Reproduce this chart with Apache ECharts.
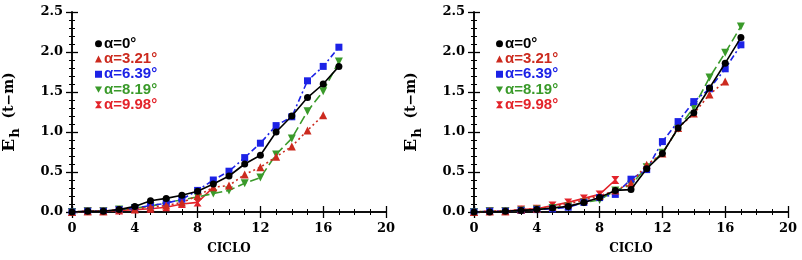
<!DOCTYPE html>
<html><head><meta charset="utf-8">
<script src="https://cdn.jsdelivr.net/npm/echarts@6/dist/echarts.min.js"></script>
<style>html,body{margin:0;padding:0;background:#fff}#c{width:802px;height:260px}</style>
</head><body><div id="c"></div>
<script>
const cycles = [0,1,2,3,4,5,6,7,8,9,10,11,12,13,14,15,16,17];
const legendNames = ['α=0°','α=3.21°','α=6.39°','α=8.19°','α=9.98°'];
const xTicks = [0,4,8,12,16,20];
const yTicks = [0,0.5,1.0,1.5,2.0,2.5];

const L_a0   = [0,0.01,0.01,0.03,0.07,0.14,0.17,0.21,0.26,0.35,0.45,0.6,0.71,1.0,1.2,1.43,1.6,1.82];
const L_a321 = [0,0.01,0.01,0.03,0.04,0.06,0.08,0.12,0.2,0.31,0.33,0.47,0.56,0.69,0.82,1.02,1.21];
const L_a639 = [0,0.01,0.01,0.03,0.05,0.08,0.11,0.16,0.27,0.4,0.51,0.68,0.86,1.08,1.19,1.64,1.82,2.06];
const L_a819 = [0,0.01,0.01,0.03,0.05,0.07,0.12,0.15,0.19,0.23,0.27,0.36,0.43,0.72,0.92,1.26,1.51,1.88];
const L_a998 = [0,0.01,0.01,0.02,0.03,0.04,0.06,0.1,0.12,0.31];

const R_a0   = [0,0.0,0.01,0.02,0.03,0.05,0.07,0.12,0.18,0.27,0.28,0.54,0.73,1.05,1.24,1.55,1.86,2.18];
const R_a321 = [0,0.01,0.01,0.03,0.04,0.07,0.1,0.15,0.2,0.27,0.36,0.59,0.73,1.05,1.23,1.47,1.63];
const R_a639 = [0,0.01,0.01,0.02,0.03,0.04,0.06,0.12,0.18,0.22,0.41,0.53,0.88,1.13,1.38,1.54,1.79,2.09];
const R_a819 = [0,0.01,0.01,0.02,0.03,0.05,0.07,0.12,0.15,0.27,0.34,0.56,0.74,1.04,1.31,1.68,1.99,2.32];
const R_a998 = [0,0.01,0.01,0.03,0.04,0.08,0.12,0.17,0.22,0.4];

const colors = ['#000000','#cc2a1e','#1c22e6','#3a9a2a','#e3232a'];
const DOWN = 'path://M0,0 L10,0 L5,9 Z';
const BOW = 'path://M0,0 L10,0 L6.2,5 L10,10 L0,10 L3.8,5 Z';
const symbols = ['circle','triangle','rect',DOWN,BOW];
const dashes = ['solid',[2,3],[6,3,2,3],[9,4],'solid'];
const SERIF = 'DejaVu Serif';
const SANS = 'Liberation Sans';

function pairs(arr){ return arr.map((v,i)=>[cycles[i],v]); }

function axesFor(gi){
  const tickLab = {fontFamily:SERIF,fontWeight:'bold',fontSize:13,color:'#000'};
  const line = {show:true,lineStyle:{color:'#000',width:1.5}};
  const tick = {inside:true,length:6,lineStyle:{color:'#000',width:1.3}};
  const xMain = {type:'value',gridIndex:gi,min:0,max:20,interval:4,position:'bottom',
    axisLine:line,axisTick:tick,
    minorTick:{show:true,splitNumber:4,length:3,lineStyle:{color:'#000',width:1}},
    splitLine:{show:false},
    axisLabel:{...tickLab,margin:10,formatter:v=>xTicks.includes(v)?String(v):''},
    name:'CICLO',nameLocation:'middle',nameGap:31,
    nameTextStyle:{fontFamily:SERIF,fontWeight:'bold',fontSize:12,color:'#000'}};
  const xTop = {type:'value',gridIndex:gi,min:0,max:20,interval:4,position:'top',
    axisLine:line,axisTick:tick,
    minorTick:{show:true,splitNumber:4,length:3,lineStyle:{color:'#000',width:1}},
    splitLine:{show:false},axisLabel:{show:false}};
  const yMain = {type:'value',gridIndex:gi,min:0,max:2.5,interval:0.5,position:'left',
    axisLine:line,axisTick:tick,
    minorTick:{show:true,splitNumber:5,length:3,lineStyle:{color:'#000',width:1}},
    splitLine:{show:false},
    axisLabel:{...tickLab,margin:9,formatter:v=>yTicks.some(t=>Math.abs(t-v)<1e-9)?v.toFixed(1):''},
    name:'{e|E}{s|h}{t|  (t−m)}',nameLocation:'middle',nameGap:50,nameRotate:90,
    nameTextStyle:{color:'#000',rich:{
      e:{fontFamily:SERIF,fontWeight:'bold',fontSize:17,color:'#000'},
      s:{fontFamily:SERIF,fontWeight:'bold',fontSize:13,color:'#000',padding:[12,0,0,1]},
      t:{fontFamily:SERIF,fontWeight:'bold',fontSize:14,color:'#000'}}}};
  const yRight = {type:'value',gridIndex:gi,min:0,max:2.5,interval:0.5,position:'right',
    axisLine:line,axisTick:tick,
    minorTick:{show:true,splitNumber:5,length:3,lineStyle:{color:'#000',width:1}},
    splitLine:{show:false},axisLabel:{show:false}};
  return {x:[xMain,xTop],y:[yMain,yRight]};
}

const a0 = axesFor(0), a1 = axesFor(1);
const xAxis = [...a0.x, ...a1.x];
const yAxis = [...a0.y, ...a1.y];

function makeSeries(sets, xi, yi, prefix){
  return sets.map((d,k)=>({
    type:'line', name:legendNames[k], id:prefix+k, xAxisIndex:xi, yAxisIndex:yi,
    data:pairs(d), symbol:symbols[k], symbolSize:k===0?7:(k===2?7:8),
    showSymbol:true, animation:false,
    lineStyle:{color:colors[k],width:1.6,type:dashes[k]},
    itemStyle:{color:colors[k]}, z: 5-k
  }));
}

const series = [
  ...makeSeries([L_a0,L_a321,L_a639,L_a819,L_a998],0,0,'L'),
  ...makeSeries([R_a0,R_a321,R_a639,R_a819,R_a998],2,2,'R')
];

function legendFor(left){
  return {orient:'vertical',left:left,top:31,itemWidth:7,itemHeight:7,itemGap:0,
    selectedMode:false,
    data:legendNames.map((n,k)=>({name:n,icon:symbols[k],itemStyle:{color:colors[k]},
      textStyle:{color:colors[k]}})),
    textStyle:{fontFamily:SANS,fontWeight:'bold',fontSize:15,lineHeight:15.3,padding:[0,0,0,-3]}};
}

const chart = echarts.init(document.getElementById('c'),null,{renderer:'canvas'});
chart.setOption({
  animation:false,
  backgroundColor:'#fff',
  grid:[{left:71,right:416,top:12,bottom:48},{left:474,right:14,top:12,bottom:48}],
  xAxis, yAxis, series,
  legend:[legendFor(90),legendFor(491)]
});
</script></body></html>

◆ INSTRUCTION:
Leave out all pictures, then copy the remaining material exactly.

◆ SOLUTION TO THE EXERCISE:
Reproduce this chart with Apache ECharts.
<!DOCTYPE html>
<html><head><meta charset="utf-8">
<script src="https://cdn.jsdelivr.net/npm/echarts@6/dist/echarts.min.js"></script>
<style>html,body{margin:0;padding:0;background:#fff}#c{width:802px;height:260px}</style>
</head><body><div id="c"></div>
<script>
const cycles = [0,1,2,3,4,5,6,7,8,9,10,11,12,13,14,15,16,17];
const legendNames = ['α=0°','α=3.21°','α=6.39°','α=8.19°','α=9.98°'];
const xTicks = [0,4,8,12,16,20];
const yTicks = [0,0.5,1.0,1.5,2.0,2.5];

const L_a0   = [0,0.01,0.01,0.03,0.07,0.14,0.17,0.21,0.26,0.35,0.45,0.6,0.71,1.0,1.2,1.43,1.6,1.82];
const L_a321 = [0,0.01,0.01,0.03,0.04,0.06,0.08,0.12,0.2,0.31,0.33,0.47,0.56,0.69,0.82,1.02,1.21];
const L_a639 = [0,0.01,0.01,0.03,0.05,0.08,0.11,0.16,0.27,0.4,0.51,0.68,0.86,1.08,1.19,1.64,1.82,2.06];
const L_a819 = [0,0.01,0.01,0.03,0.05,0.07,0.12,0.15,0.19,0.23,0.27,0.36,0.43,0.72,0.92,1.26,1.51,1.88];
const L_a998 = [0,0.01,0.01,0.02,0.03,0.04,0.06,0.1,0.12,0.31];

const R_a0   = [0,0.0,0.01,0.02,0.03,0.05,0.07,0.12,0.18,0.27,0.28,0.54,0.73,1.05,1.24,1.55,1.86,2.18];
const R_a321 = [0,0.01,0.01,0.03,0.04,0.07,0.1,0.15,0.2,0.27,0.36,0.59,0.73,1.05,1.23,1.47,1.63];
const R_a639 = [0,0.01,0.01,0.02,0.03,0.04,0.06,0.12,0.18,0.22,0.41,0.53,0.88,1.13,1.38,1.54,1.79,2.09];
const R_a819 = [0,0.01,0.01,0.02,0.03,0.05,0.07,0.12,0.15,0.27,0.34,0.56,0.74,1.04,1.31,1.68,1.99,2.32];
const R_a998 = [0,0.01,0.01,0.03,0.04,0.08,0.12,0.17,0.22,0.4];

const colors = ['#000000','#cc2a1e','#1c22e6','#3a9a2a','#e3232a'];
const DOWN = 'path://M0,0 L10,0 L5,9 Z';
const BOW = 'path://M0,0 L10,0 L6.2,5 L10,10 L0,10 L3.8,5 Z';
const symbols = ['circle','triangle','rect',DOWN,BOW];
const dashes = ['solid',[2,3],[6,3,2,3],[9,4],'solid'];
const SERIF = 'DejaVu Serif';
const SANS = 'Liberation Sans';

function pairs(arr){ return arr.map((v,i)=>[cycles[i],v]); }

function axesFor(gi){
  const tickLab = {fontFamily:SERIF,fontWeight:'bold',fontSize:13,color:'#000'};
  const line = {show:true,lineStyle:{color:'#000',width:1.5}};
  const tick = {inside:true,length:6,lineStyle:{color:'#000',width:1.3}};
  const xMain = {type:'value',gridIndex:gi,min:0,max:20,interval:4,position:'bottom',
    axisLine:line,axisTick:tick,
    minorTick:{show:true,splitNumber:4,length:3,lineStyle:{color:'#000',width:1}},
    splitLine:{show:false},
    axisLabel:{...tickLab,margin:10,formatter:v=>xTicks.includes(v)?String(v):''},
    name:'CICLO',nameLocation:'middle',nameGap:31,
    nameTextStyle:{fontFamily:SERIF,fontWeight:'bold',fontSize:12,color:'#000'}};
  const xTop = {type:'value',gridIndex:gi,min:0,max:20,interval:4,position:'top',
    axisLine:line,axisTick:tick,
    minorTick:{show:true,splitNumber:4,length:3,lineStyle:{color:'#000',width:1}},
    splitLine:{show:false},axisLabel:{show:false}};
  const yMain = {type:'value',gridIndex:gi,min:0,max:2.5,interval:0.5,position:'left',
    axisLine:line,axisTick:tick,
    minorTick:{show:true,splitNumber:5,length:3,lineStyle:{color:'#000',width:1}},
    splitLine:{show:false},
    axisLabel:{...tickLab,margin:9,formatter:v=>yTicks.some(t=>Math.abs(t-v)<1e-9)?v.toFixed(1):''},
    name:'{e|E}{s|h}{t|  (t−m)}',nameLocation:'middle',nameGap:50,nameRotate:90,
    nameTextStyle:{color:'#000',rich:{
      e:{fontFamily:SERIF,fontWeight:'bold',fontSize:17,color:'#000'},
      s:{fontFamily:SERIF,fontWeight:'bold',fontSize:13,color:'#000',padding:[12,0,0,1]},
      t:{fontFamily:SERIF,fontWeight:'bold',fontSize:14,color:'#000'}}}};
  const yRight = {type:'value',gridIndex:gi,min:0,max:2.5,interval:0.5,position:'right',
    axisLine:line,axisTick:tick,
    minorTick:{show:true,splitNumber:5,length:3,lineStyle:{color:'#000',width:1}},
    splitLine:{show:false},axisLabel:{show:false}};
  return {x:[xMain,xTop],y:[yMain,yRight]};
}

const a0 = axesFor(0), a1 = axesFor(1);
const xAxis = [...a0.x, ...a1.x];
const yAxis = [...a0.y, ...a1.y];

function makeSeries(sets, xi, yi, prefix){
  return sets.map((d,k)=>({
    type:'line', name:legendNames[k], id:prefix+k, xAxisIndex:xi, yAxisIndex:yi,
    data:pairs(d), symbol:symbols[k], symbolSize:k===0?7:(k===2?7:8),
    showSymbol:true, animation:false,
    lineStyle:{color:colors[k],width:1.6,type:dashes[k]},
    itemStyle:{color:colors[k]}, z: 5-k
  }));
}

const series = [
  ...makeSeries([L_a0,L_a321,L_a639,L_a819,L_a998],0,0,'L'),
  ...makeSeries([R_a0,R_a321,R_a639,R_a819,R_a998],2,2,'R')
];

function legendFor(left){
  return {orient:'vertical',left:left,top:31,itemWidth:7,itemHeight:7,itemGap:0,
    selectedMode:false,
    data:legendNames.map((n,k)=>({name:n,icon:symbols[k],itemStyle:{color:colors[k]},
      textStyle:{color:colors[k]}})),
    textStyle:{fontFamily:SANS,fontWeight:'bold',fontSize:15,lineHeight:15.3,padding:[0,0,0,-3]}};
}

const chart = echarts.init(document.getElementById('c'),null,{renderer:'canvas'});
chart.setOption({
  animation:false,
  backgroundColor:'#fff',
  grid:[{left:71,right:416,top:12,bottom:48},{left:474,right:14,top:12,bottom:48}],
  xAxis, yAxis, series,
  legend:[legendFor(90),legendFor(491)]
});
</script></body></html>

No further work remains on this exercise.